Renovation of Cardinal Ritter units has residents smiling

LISA JOHNSTON | lisajohnston@archstl.org

Construction on a $5 million renovation of two Cardinal Ritter Senior Services affordable housing apartments in Shrewsbury has reached the halfway point.

Cardinal Ritter and residents are pleased with the results so far.

June Mattingly, who has lived at St. Joseph Apartments for four years, used an assortment of adjectives to describe her happiness with her newly renovated unit. "It's the most beautiful place," she said, noting that she spent four months in a temporary unit while hers was being gutted and reworked from an efficiency unit to a one-bedroom unit.

The move "was like clockwork," she said, adding that "it was like the guys knew just where everything went. Not one thing was misplaced."

Mattingly, a member of St. Elizabeth of Hungary Parish in Crestwood, said she wasn't surprised because she has felt fortunate to live at the apartments from the beginning. It's a safe place, next to woods, "like being in the country. ... Yet everything is handy, the grocery store is close and the fitness center where I go every morning is in the next block. If you're not happy here, then you can't be happy."

Her renovated place has a big kitchen with a built-in microwave and a bathroom with a walk-in shower.

Bernita Johnson, a resident for 15 years, is looking forward to moving into a new unit. She is looking forward to the new 30-inch stove that can accommodate two cookie sheets.
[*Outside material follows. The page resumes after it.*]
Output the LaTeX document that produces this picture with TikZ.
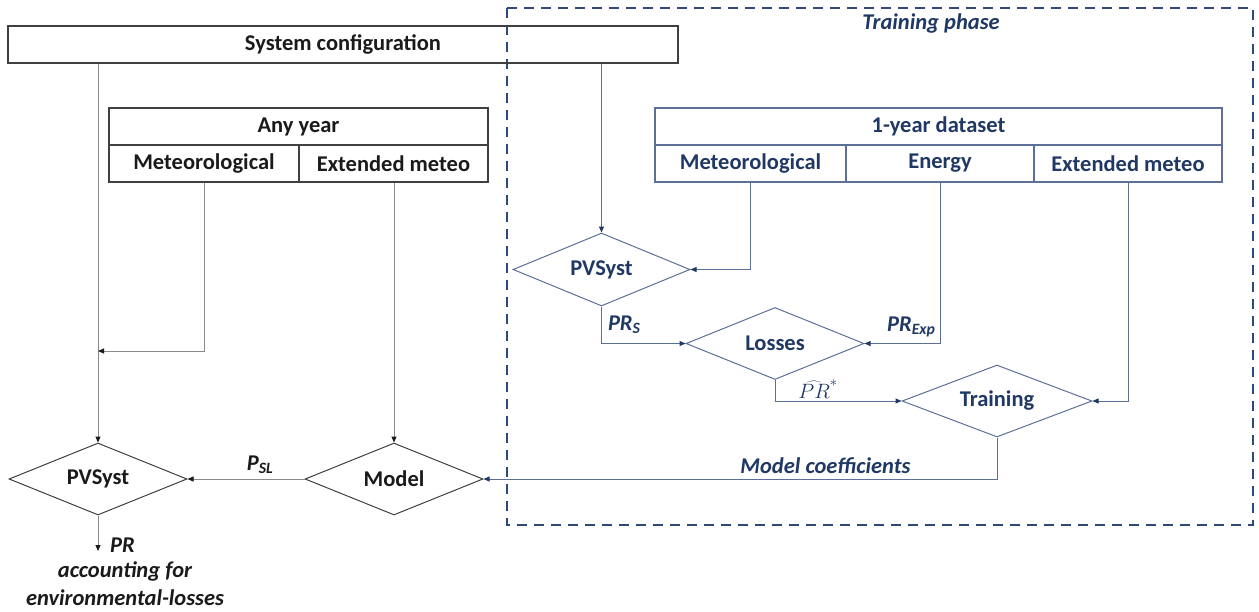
\documentclass[tikz,border=0pt]{standalone}
\usepackage{fontspec}
\setmainfont{Carlito}
\usetikzlibrary{shapes.geometric,arrows.meta}
\definecolor{bluetext}{HTML}{203864}
\definecolor{blueline}{HTML}{5C6F99}
\definecolor{bluedash}{HTML}{2F4A7A}
\definecolor{blacktext}{HTML}{1A1A1A}
\definecolor{grayline}{HTML}{8A8A8A}
\definecolor{boxline}{HTML}{404040}
\begin{document}
\begin{tikzpicture}[x=1pt,y=-1pt,
  every node/.style={font=\fontsize{22.5}{24}\selectfont\bfseries},
  cellL/.style={draw=boxline,line width=1.1pt,rectangle,inner sep=0pt,minimum height=37pt,text=blacktext},
  cellR/.style={draw=blueline,line width=1.1pt,rectangle,inner sep=0pt,minimum height=37pt,text=bluetext},
  diaL/.style={draw=boxline,line width=1pt,diamond,aspect=2.5,inner sep=0pt,minimum width=178pt,minimum height=72pt,text=blacktext},
  diaR/.style={draw=blueline,line width=1pt,diamond,aspect=2.5,inner sep=0pt,minimum width=178pt,minimum height=72pt,text=bluetext},
  connL/.style={draw=grayline,line width=1pt,-{Triangle[length=6pt,width=5pt,color=blacktext]}},
  connR/.style={draw=blueline,line width=1pt,-{Triangle[length=6pt,width=5pt,color=bluetext]}},
  lblR/.style={text=bluetext,font=\fontsize{22.5}{24}\selectfont\bfseries\itshape,inner sep=0pt},
  lblL/.style={text=blacktext,font=\fontsize{22.5}{24}\selectfont\bfseries\itshape,inner sep=0pt}]
\useasboundingbox (0,0) rectangle (1259,611);

% Training phase dashed frame
\draw[bluedash,line width=2.2pt,dash pattern=on 10pt off 7pt] (507,8) rectangle (1253,525);
\node[lblR] (tp) at (931,23) {Training phase};

% System configuration
\node[cellL,minimum width=670pt] (sys) at (343,44.5) {System configuration};

% Any year table
\node[cellL,minimum width=379pt] (any) at (298.5,126.5) {Any year};
\node[cellL,minimum width=190pt] (metL) at (204,163.5) {Meteorological};
\node[cellL,minimum width=189pt] (extL) at (393.5,163.5) {Extended meteo};

% 1-year dataset table
\node[cellR,minimum width=567pt] (one) at (938.5,126.5) {1-year dataset};
\node[cellR,minimum width=191pt] (metR) at (750.5,163.5) {Meteorological};
\node[cellR,minimum width=188pt] (energy) at (940,163.5) {Energy};
\node[cellR,minimum width=188pt] (extR) at (1128,163.5) {Extended meteo};

% Diamonds
\node[diaR,minimum width=177pt,minimum height=73pt] (pvR) at (601.5,269.5) {PVSyst};
\node[diaR] (loss) at (775,343.5) {Losses};
\node[diaR,minimum width=190pt] (train) at (997,401) {Training};
\node[diaL] (model) at (394,479) {Model};
\node[diaL] (pvL) at (98,479) {PVSyst};

% Left connectors
\coordinate (j1) at (98,351);
\draw[connL] (pvL.north |- sys.south) -- (pvL.north);
\draw[connL] (metL.south) |- (j1);
\draw[connL] (model.north |- extL.south) -- (model.north);
\draw[connL] (model.west) -- node[lblL,pos=0.38,above=5pt] (psl) {P\textsubscript{SL}} (pvL.east);
\coordinate (out) at (98,551);
\draw[connL] (pvL.south) -- (out);
\node[lblL,anchor=west] (pr) at (110,545) {PR};
\node[lblL] (acc) at (125,571) {accounting for};
\node[lblL] (env) at (125,598) {environmental-losses};

% Right connectors
\draw[connR] (pvR.north |- sys.south) -- (pvR.north);
\draw[connR] (metR.south) |- (pvR.east);
\draw[connR] (pvR.south) |- node[lblR,pos=0.25,right=6pt] (prs) {PR\textsubscript{S}} (loss.west);
\draw[connR] (energy.south) |- node[lblR,pos=0.69,above=6pt] (prexp) {PR\textsubscript{Exp}} (loss.east);
\draw[connR] (loss.south) |- node[pos=0.67,above=2pt,inner sep=0pt,text=bluetext,font=\fontsize{21}{23}\selectfont] (prhat) {$\widehat{PR}^{*}$} (train.west);
\draw[connR] (extR.south) |- (train.east);
\draw[connR] (train.south) |- node[lblR,pos=0.667,above=5pt] (coef) {Model coefficients} (model.east);
\end{tikzpicture}
\end{document}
Johnson moved into St. Joseph soon after her husband died. The decision to come to St. Joseph "was the best thing to happen to me. I made so many friends and still have my old friends. I'm never alone. There's always somebody here to help you."

St. Joseph opened in 1987 and Holy Infant in 1992. Kevin Klingerman, director of housing at Cardinal Ritter, said one reason for the renovation project was that an opportunity existed to refinance at lower rates with federal tax credits for updating the buildings. "We're able to replace windows, kitchen cabinets, hot water heaters and more." The units are being made more accessible and common areas are being updated as well.

The buildings were constructed at a time when the U.S. Department of Housing and Urban Development wanted one-room efficiencies. After 1992, the department realized that was the wrong approach. Rents are set at 30 percent of residents' adjusted income.

By adding on to the buildings, the conversion is possible. "The federal government provided the funding, and we provided the programs and services in ministry," Klingerman said. "This includes all aspects of human need: spiritual, physical, emotional, intellectual and social."

Cardinal Ritter's affordable apartments have a chapel or opportunity for worship -- Mass, Bible study, Rosary recitation and ecumenical services. There's a health promotion nurse, wellness activities, group transportation, emergency pull cords monitored 24 hours a day, an "I'm OK" program that provides a check on residents' well-being, newsletter, activities, a service coordinator and much more.

Cardinal Ritter's Cardinal Carberry Campus in Shrewsbury provides a continuum of care for seniors.

The AFL-CIO Housing Investment Trust has provided financing for the project in conjunction with the St. Louis Equity Fund. BSI Constructors is the general contractor.